Provided material
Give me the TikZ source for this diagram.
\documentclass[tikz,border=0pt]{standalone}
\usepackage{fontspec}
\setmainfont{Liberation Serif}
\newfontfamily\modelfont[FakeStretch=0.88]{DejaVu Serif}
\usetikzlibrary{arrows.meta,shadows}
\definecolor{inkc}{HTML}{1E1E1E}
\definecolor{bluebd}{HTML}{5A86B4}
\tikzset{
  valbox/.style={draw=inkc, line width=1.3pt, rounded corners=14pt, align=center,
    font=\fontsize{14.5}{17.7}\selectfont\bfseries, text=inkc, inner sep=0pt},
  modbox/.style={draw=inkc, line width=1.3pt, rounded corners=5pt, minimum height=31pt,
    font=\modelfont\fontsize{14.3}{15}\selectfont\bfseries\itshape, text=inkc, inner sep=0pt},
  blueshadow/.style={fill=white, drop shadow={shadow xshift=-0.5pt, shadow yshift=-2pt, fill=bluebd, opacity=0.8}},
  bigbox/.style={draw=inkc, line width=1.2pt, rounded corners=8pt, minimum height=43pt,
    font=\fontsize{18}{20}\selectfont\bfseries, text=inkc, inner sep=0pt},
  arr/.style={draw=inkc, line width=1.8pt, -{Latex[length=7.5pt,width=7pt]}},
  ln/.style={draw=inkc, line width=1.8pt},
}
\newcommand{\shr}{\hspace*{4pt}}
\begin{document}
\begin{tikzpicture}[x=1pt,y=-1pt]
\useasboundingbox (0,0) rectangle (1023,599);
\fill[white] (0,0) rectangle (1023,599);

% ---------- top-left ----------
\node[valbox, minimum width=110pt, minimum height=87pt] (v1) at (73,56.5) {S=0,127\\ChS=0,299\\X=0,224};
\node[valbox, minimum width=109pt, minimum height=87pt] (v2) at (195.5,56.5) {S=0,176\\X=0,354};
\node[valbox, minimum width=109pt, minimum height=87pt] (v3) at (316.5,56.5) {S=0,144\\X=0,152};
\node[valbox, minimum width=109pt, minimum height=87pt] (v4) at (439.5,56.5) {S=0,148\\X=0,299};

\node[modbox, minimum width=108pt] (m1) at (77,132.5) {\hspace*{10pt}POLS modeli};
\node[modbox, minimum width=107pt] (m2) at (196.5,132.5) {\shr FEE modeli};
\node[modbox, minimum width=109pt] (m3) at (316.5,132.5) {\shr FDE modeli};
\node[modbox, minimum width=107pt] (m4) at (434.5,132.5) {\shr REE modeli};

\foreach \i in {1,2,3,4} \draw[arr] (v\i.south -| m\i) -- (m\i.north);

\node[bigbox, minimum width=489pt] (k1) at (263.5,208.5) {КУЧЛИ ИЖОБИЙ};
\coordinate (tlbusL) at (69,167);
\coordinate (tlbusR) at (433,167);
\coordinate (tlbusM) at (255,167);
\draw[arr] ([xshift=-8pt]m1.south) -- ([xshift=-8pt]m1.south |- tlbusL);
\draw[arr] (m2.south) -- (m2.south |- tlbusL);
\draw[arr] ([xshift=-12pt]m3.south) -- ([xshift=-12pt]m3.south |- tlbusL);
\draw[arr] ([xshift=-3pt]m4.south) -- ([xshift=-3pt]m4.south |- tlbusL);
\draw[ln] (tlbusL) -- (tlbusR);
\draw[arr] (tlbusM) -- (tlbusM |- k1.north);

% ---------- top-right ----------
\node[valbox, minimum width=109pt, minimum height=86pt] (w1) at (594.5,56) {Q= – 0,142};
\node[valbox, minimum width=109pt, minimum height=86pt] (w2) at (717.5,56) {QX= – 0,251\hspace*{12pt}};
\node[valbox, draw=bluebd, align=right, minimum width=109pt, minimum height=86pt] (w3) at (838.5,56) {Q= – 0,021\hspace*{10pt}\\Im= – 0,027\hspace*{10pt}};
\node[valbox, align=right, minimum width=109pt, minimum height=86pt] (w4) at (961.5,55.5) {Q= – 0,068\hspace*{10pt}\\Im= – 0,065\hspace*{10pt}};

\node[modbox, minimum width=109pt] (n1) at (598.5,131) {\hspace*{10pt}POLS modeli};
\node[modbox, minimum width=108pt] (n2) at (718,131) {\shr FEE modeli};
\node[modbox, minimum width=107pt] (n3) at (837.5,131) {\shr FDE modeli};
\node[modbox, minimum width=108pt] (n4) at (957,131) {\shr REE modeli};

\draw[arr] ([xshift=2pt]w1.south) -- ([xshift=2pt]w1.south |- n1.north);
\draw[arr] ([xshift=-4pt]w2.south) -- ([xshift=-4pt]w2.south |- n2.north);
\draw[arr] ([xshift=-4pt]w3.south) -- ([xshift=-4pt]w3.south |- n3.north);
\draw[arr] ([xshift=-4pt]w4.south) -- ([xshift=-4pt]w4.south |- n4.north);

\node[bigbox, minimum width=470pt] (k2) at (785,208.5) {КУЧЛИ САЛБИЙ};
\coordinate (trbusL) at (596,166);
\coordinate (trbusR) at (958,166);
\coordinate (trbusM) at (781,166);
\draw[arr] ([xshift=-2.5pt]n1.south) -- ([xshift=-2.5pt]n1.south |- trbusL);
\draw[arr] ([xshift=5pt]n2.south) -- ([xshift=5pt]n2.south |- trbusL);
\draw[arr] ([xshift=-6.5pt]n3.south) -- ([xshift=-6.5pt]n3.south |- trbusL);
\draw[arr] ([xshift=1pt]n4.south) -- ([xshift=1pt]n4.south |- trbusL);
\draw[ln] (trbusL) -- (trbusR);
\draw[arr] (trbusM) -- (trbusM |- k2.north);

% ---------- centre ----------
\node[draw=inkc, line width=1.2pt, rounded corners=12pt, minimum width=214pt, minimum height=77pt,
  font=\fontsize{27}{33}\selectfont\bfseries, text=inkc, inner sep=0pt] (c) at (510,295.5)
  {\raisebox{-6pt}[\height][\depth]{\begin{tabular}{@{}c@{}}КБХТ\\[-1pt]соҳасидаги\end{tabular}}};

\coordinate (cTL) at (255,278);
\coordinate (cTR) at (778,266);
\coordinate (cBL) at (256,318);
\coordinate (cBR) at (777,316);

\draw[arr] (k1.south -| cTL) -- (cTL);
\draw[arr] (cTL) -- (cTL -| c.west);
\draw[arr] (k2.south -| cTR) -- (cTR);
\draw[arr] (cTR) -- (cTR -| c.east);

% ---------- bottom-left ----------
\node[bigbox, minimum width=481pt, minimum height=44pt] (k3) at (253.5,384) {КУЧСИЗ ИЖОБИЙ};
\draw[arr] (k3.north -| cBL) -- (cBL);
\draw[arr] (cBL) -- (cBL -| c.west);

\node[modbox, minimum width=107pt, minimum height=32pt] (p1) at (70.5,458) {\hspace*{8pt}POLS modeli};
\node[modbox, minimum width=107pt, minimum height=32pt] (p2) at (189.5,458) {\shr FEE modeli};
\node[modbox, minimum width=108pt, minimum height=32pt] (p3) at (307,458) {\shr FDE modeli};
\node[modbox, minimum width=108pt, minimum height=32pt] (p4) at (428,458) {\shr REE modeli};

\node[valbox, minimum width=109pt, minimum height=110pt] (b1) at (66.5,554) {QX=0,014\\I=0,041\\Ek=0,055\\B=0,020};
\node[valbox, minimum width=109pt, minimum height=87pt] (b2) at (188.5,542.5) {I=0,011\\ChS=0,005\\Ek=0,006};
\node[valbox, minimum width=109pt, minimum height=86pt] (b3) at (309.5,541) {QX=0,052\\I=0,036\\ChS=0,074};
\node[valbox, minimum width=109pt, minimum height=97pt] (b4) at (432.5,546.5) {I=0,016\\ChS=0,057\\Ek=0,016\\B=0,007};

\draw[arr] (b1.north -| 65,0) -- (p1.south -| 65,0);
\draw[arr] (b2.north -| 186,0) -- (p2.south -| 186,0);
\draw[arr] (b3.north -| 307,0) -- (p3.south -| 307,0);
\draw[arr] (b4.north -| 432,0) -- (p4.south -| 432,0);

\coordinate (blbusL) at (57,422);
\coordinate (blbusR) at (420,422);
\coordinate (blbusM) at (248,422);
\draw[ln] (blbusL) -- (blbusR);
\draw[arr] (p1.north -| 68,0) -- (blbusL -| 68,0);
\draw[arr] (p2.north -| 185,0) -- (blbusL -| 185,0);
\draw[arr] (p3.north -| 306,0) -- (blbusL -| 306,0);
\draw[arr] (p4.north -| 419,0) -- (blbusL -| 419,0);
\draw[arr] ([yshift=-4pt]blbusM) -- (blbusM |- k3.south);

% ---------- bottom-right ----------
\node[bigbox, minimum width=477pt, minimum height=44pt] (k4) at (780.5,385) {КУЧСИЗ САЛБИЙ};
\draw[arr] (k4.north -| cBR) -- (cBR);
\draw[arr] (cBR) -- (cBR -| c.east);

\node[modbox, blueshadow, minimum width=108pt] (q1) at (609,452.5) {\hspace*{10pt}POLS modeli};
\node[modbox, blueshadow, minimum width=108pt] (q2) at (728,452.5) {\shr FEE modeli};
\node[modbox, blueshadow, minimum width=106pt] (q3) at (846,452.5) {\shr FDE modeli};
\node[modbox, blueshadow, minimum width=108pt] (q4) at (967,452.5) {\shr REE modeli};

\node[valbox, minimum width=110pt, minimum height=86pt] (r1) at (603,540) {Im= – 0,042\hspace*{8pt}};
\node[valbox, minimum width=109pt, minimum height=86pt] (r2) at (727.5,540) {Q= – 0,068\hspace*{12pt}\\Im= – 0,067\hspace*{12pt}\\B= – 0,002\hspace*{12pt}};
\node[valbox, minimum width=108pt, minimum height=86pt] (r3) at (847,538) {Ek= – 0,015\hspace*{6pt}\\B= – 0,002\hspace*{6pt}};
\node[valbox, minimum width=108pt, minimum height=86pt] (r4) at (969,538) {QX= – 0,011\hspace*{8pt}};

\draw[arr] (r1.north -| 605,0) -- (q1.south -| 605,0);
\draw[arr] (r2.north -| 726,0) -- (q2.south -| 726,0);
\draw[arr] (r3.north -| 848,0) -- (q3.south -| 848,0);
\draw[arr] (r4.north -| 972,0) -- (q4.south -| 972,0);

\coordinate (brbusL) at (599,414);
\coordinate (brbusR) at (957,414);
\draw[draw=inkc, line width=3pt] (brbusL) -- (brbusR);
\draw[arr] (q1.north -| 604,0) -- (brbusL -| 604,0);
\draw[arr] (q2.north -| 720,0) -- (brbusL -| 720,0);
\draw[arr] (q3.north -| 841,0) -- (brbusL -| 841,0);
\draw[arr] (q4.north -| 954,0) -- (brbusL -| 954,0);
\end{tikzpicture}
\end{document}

What you should do
Return the opening line of the data and every line after it through the line containing "m\i) -- (m\i.north);", please, exactly as written and with nothing added.

Correct output
Give me the TikZ source for this diagram.
\documentclass[tikz,border=0pt]{standalone}
\usepackage{fontspec}
\setmainfont{Liberation Serif}
\newfontfamily\modelfont[FakeStretch=0.88]{DejaVu Serif}
\usetikzlibrary{arrows.meta,shadows}
\definecolor{inkc}{HTML}{1E1E1E}
\definecolor{bluebd}{HTML}{5A86B4}
\tikzset{
  valbox/.style={draw=inkc, line width=1.3pt, rounded corners=14pt, align=center,
    font=\fontsize{14.5}{17.7}\selectfont\bfseries, text=inkc, inner sep=0pt},
  modbox/.style={draw=inkc, line width=1.3pt, rounded corners=5pt, minimum height=31pt,
    font=\modelfont\fontsize{14.3}{15}\selectfont\bfseries\itshape, text=inkc, inner sep=0pt},
  blueshadow/.style={fill=white, drop shadow={shadow xshift=-0.5pt, shadow yshift=-2pt, fill=bluebd, opacity=0.8}},
  bigbox/.style={draw=inkc, line width=1.2pt, rounded corners=8pt, minimum height=43pt,
    font=\fontsize{18}{20}\selectfont\bfseries, text=inkc, inner sep=0pt},
  arr/.style={draw=inkc, line width=1.8pt, -{Latex[length=7.5pt,width=7pt]}},
  ln/.style={draw=inkc, line width=1.8pt},
}
\newcommand{\shr}{\hspace*{4pt}}
\begin{document}
\begin{tikzpicture}[x=1pt,y=-1pt]
\useasboundingbox (0,0) rectangle (1023,599);
\fill[white] (0,0) rectangle (1023,599);

% ---------- top-left ----------
\node[valbox, minimum width=110pt, minimum height=87pt] (v1) at (73,56.5) {S=0,127\\ChS=0,299\\X=0,224};
\node[valbox, minimum width=109pt, minimum height=87pt] (v2) at (195.5,56.5) {S=0,176\\X=0,354};
\node[valbox, minimum width=109pt, minimum height=87pt] (v3) at (316.5,56.5) {S=0,144\\X=0,152};
\node[valbox, minimum width=109pt, minimum height=87pt] (v4) at (439.5,56.5) {S=0,148\\X=0,299};

\node[modbox, minimum width=108pt] (m1) at (77,132.5) {\hspace*{10pt}POLS modeli};
\node[modbox, minimum width=107pt] (m2) at (196.5,132.5) {\shr FEE modeli};
\node[modbox, minimum width=109pt] (m3) at (316.5,132.5) {\shr FDE modeli};
\node[modbox, minimum width=107pt] (m4) at (434.5,132.5) {\shr REE modeli};

\foreach \i in {1,2,3,4} \draw[arr] (v\i.south -| m\i) -- (m\i.north);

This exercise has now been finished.